Directions for this task: All the data should be repeated exactly. Any image in it is left out.

Provided data:
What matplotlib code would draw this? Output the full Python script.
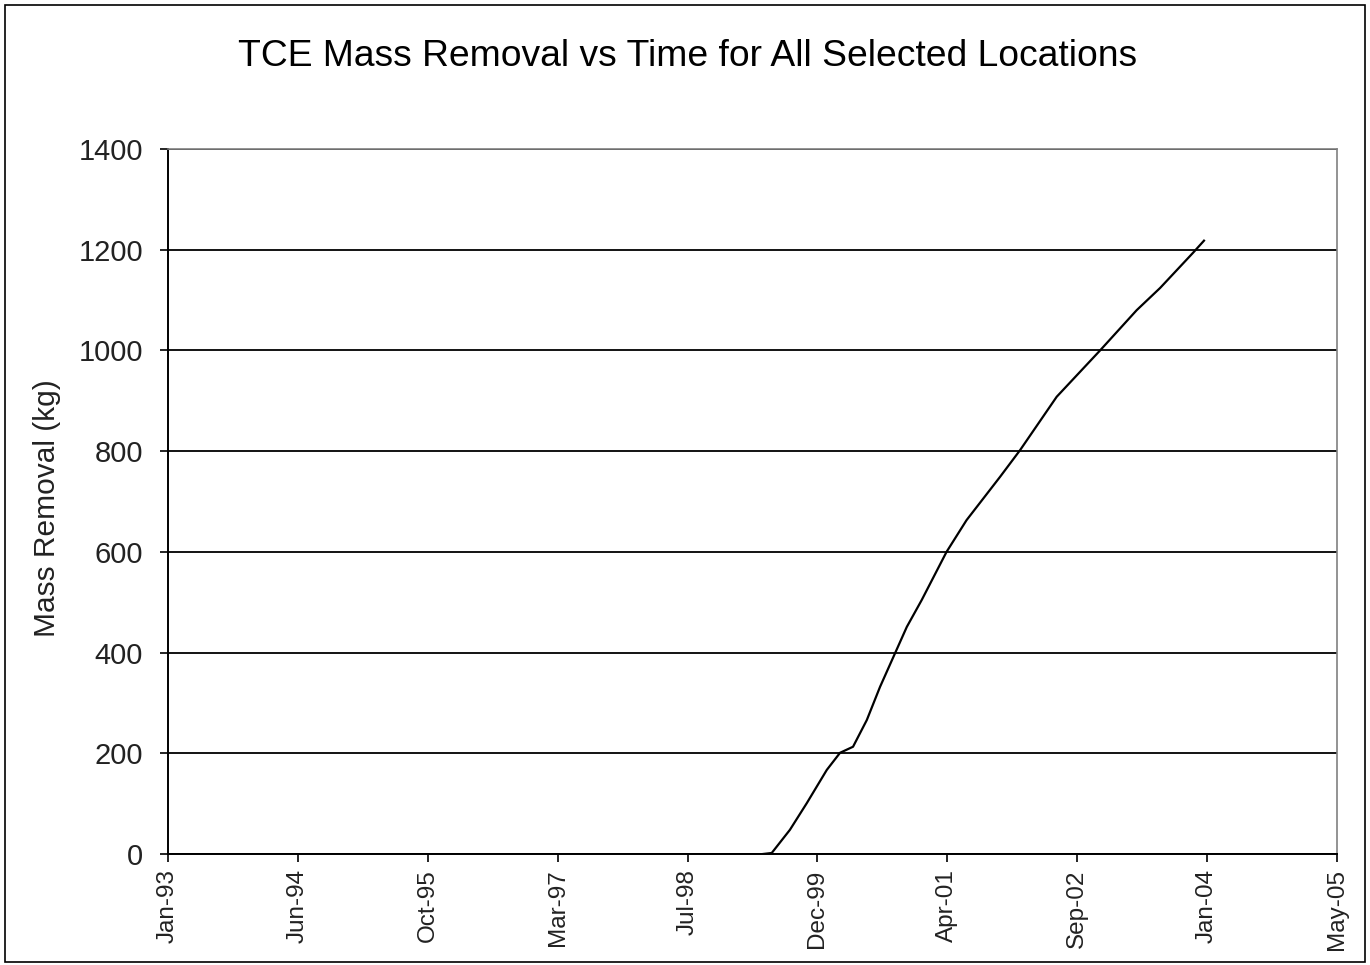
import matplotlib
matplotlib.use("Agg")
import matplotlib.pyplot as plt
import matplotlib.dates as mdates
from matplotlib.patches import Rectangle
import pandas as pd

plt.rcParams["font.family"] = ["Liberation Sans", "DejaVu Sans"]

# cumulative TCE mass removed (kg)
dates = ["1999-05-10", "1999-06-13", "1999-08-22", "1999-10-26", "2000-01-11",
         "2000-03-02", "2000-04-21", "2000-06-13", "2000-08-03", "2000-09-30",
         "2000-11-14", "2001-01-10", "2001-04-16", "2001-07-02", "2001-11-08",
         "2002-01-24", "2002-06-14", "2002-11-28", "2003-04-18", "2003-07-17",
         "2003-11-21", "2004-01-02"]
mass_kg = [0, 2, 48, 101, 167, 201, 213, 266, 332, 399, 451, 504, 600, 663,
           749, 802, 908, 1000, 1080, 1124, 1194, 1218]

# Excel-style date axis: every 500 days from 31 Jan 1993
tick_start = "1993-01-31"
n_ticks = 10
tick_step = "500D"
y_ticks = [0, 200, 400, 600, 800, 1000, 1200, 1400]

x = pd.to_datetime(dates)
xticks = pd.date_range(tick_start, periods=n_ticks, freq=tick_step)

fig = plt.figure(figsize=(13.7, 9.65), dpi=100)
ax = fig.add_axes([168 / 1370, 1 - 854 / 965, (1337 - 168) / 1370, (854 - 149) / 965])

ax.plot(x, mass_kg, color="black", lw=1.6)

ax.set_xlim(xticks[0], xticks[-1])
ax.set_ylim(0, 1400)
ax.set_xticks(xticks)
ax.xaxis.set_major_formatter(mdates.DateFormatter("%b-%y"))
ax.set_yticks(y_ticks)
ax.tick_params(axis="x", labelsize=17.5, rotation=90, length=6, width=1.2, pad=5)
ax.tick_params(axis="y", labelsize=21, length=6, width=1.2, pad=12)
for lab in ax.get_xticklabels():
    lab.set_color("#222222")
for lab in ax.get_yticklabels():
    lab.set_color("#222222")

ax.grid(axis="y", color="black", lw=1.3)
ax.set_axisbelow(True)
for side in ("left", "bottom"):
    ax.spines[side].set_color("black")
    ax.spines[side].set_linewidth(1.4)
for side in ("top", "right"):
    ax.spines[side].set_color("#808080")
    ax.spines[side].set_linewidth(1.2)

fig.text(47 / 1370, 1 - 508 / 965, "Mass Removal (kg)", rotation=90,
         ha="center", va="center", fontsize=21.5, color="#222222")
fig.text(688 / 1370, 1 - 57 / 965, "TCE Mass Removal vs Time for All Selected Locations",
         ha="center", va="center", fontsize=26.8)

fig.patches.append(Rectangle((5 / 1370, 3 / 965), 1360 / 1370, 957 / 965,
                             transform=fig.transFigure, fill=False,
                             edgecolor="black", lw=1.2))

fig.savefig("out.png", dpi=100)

Completed task:
What matplotlib code would draw this? Output the full Python script.
import matplotlib
matplotlib.use("Agg")
import matplotlib.pyplot as plt
import matplotlib.dates as mdates
from matplotlib.patches import Rectangle
import pandas as pd

plt.rcParams["font.family"] = ["Liberation Sans", "DejaVu Sans"]

# cumulative TCE mass removed (kg)
dates = ["1999-05-10", "1999-06-13", "1999-08-22", "1999-10-26", "2000-01-11",
         "2000-03-02", "2000-04-21", "2000-06-13", "2000-08-03", "2000-09-30",
         "2000-11-14", "2001-01-10", "2001-04-16", "2001-07-02", "2001-11-08",
         "2002-01-24", "2002-06-14", "2002-11-28", "2003-04-18", "2003-07-17",
         "2003-11-21", "2004-01-02"]
mass_kg = [0, 2, 48, 101, 167, 201, 213, 266, 332, 399, 451, 504, 600, 663,
           749, 802, 908, 1000, 1080, 1124, 1194, 1218]

# Excel-style date axis: every 500 days from 31 Jan 1993
tick_start = "1993-01-31"
n_ticks = 10
tick_step = "500D"
y_ticks = [0, 200, 400, 600, 800, 1000, 1200, 1400]

x = pd.to_datetime(dates)
xticks = pd.date_range(tick_start, periods=n_ticks, freq=tick_step)

fig = plt.figure(figsize=(13.7, 9.65), dpi=100)
ax = fig.add_axes([168 / 1370, 1 - 854 / 965, (1337 - 168) / 1370, (854 - 149) / 965])

ax.plot(x, mass_kg, color="black", lw=1.6)

ax.set_xlim(xticks[0], xticks[-1])
ax.set_ylim(0, 1400)
ax.set_xticks(xticks)
ax.xaxis.set_major_formatter(mdates.DateFormatter("%b-%y"))
ax.set_yticks(y_ticks)
ax.tick_params(axis="x", labelsize=17.5, rotation=90, length=6, width=1.2, pad=5)
ax.tick_params(axis="y", labelsize=21, length=6, width=1.2, pad=12)
for lab in ax.get_xticklabels():
    lab.set_color("#222222")
for lab in ax.get_yticklabels():
    lab.set_color("#222222")

ax.grid(axis="y", color="black", lw=1.3)
ax.set_axisbelow(True)
for side in ("left", "bottom"):
    ax.spines[side].set_color("black")
    ax.spines[side].set_linewidth(1.4)
for side in ("top", "right"):
    ax.spines[side].set_color("#808080")
    ax.spines[side].set_linewidth(1.2)

fig.text(47 / 1370, 1 - 508 / 965, "Mass Removal (kg)", rotation=90,
         ha="center", va="center", fontsize=21.5, color="#222222")
fig.text(688 / 1370, 1 - 57 / 965, "TCE Mass Removal vs Time for All Selected Locations",
         ha="center", va="center", fontsize=26.8)

fig.patches.append(Rectangle((5 / 1370, 3 / 965), 1360 / 1370, 957 / 965,
                             transform=fig.transFigure, fill=False,
                             edgecolor="black", lw=1.2))

fig.savefig("out.png", dpi=100)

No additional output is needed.